Compute a hash of byte content.

result = hash_bytes(b"hello world")
print(f"hash_bytes result: {result}")

# Check format
algo, digest = result.split(":", 1)
assert algo == "sha256"
assert len(digest) == 64  # SHA-256 produces 64 hex chars

# Deterministic
assert hash_bytes(b"hello world") == hash_bytes(b"hello world")

# Different content produces different hash
assert hash_bytes(b"hello world") != hash_bytes(b"hello World")
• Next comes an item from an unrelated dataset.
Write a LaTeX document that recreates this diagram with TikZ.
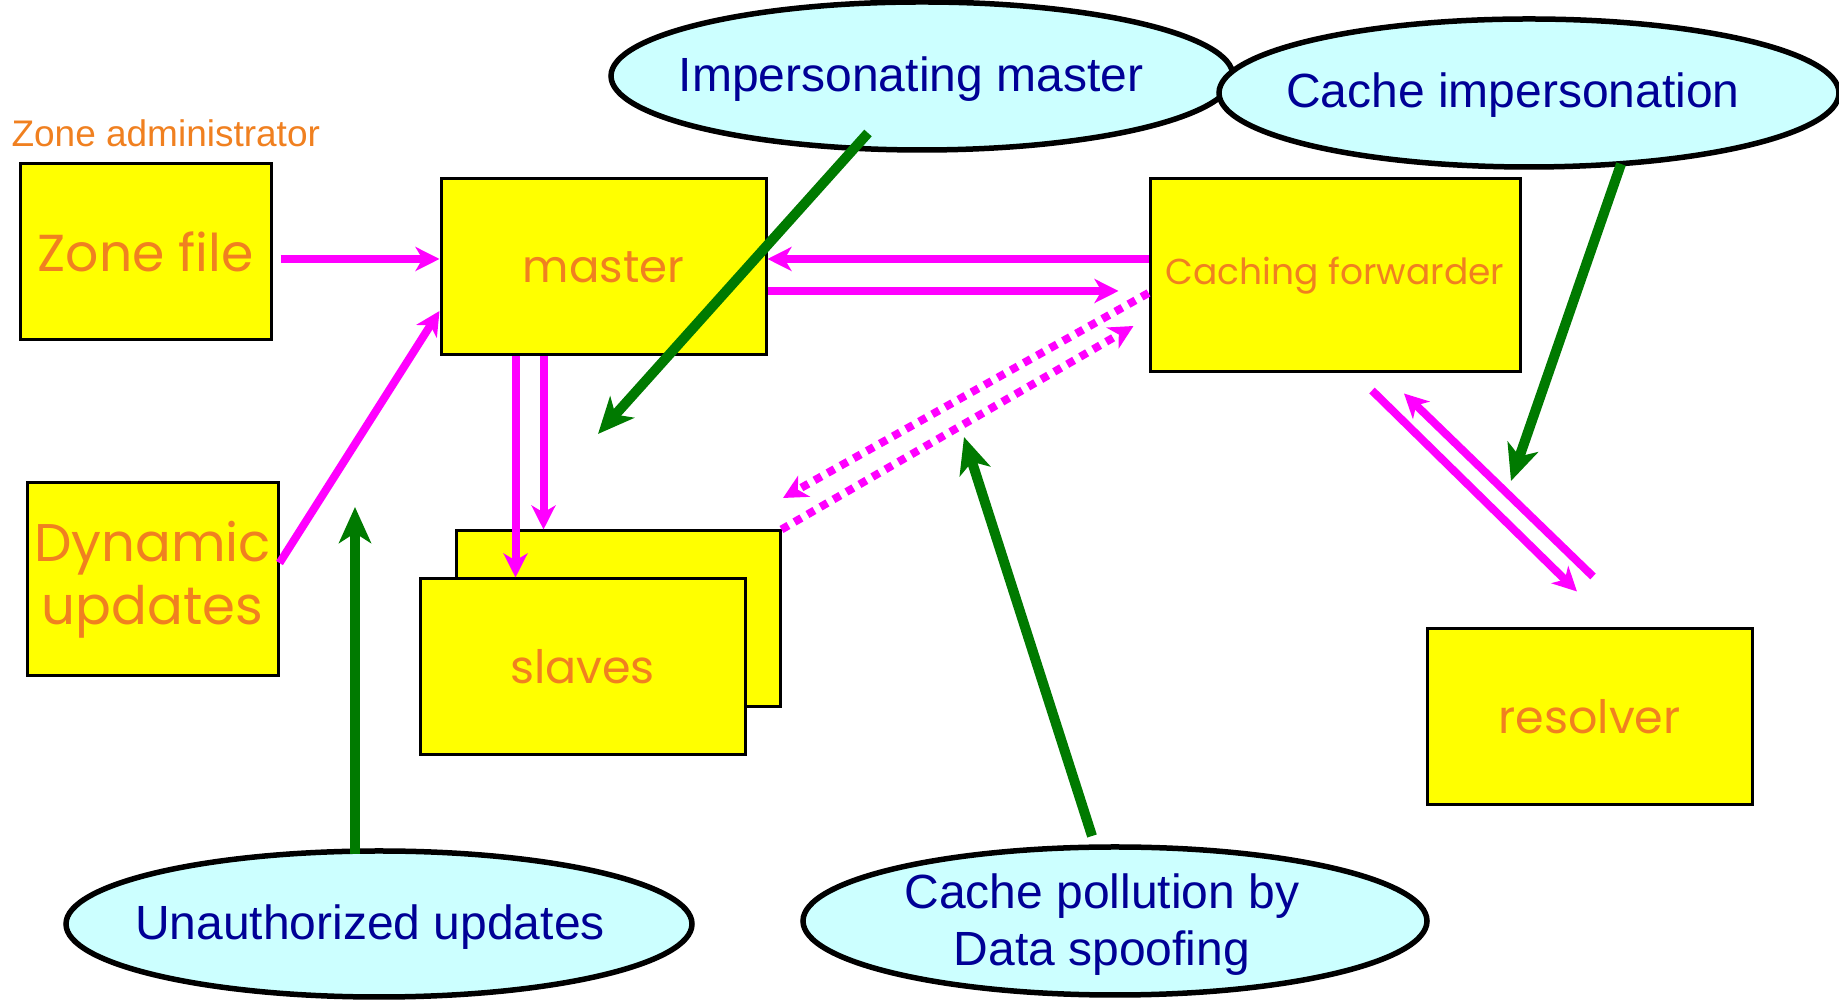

print("hash_bytes tests passed")

hash_bytes result: sha256:b94d27b9934d3e08a52e52d7da7dabfac484efe37a5380ee9088f7ace2efcde9
hash_bytes tests passed

# Custom algorithm
sha512_result = hash_bytes(b"test", algo="sha512")
print(f"SHA-512 result: {sha512_result[:30]}...")
assert sha512_result.startswith("sha512:")
assert len(sha512_result.split(":")[1]) == 128  # SHA-512 produces 128 hex chars

print("Custom algorithm test passed")

SHA-512 result: sha512:ee26b0dd4af7e749aa1a8ee...
Custom algorithm test passed

hash_file

Stream-hashes a file without loading it entirely into memory. Uses chunked reads suitable for large files (audio, video, etc.).

source

hash_file


def hash_file(
    path:Union, # Path to file to hash
    algo:str='sha256', # Hash algorithm name
    chunk_size:int=8192, # Read chunk size in bytes
)->str: # Hash string in "algo:hexdigest" format

Stream-hash a file without loading it entirely into memory.

import tempfile
import os

# Create a temp file with known content
with tempfile.NamedTemporaryFile(delete=False, mode='wb') as tmp:
    tmp.write(b"hello world")
    tmp_path = tmp.name

# Hash the file
file_hash = hash_file(tmp_path)
print(f"hash_file result: {file_hash}")

# Should match hash_bytes of the same content
assert file_hash == hash_bytes(b"hello world")

# Test with Path object
assert hash_file(Path(tmp_path)) == file_hash

# Cleanup
os.unlink(tmp_path)
print("hash_file tests passed")

hash_file result: sha256:b94d27b9934d3e08a52e52d7da7dabfac484efe37a5380ee9088f7ace2efcde9
hash_file tests passed

verify_hash

Verifies byte content against an expected hash string. Automatically extracts the algorithm from the "algo:hexdigest" format.

source

verify_hash


def verify_hash(
    content:bytes, # Content to verify
    expected:str, # Expected hash in "algo:hexdigest" format
)->bool: # True if content matches expected hash

Verify content against an expected hash string.

original = b"hello world"
h = hash_bytes(original)

# Matching content
assert verify_hash(original, h) == True

# Modified content
assert verify_hash(b"hello World", h) == False

# Works with different algorithms
h_sha512 = hash_bytes(original, algo="sha512")
assert verify_hash(original, h_sha512) == True
assert verify_hash(b"tampered", h_sha512) == False

print("verify_hash tests passed")

verify_hash tests passed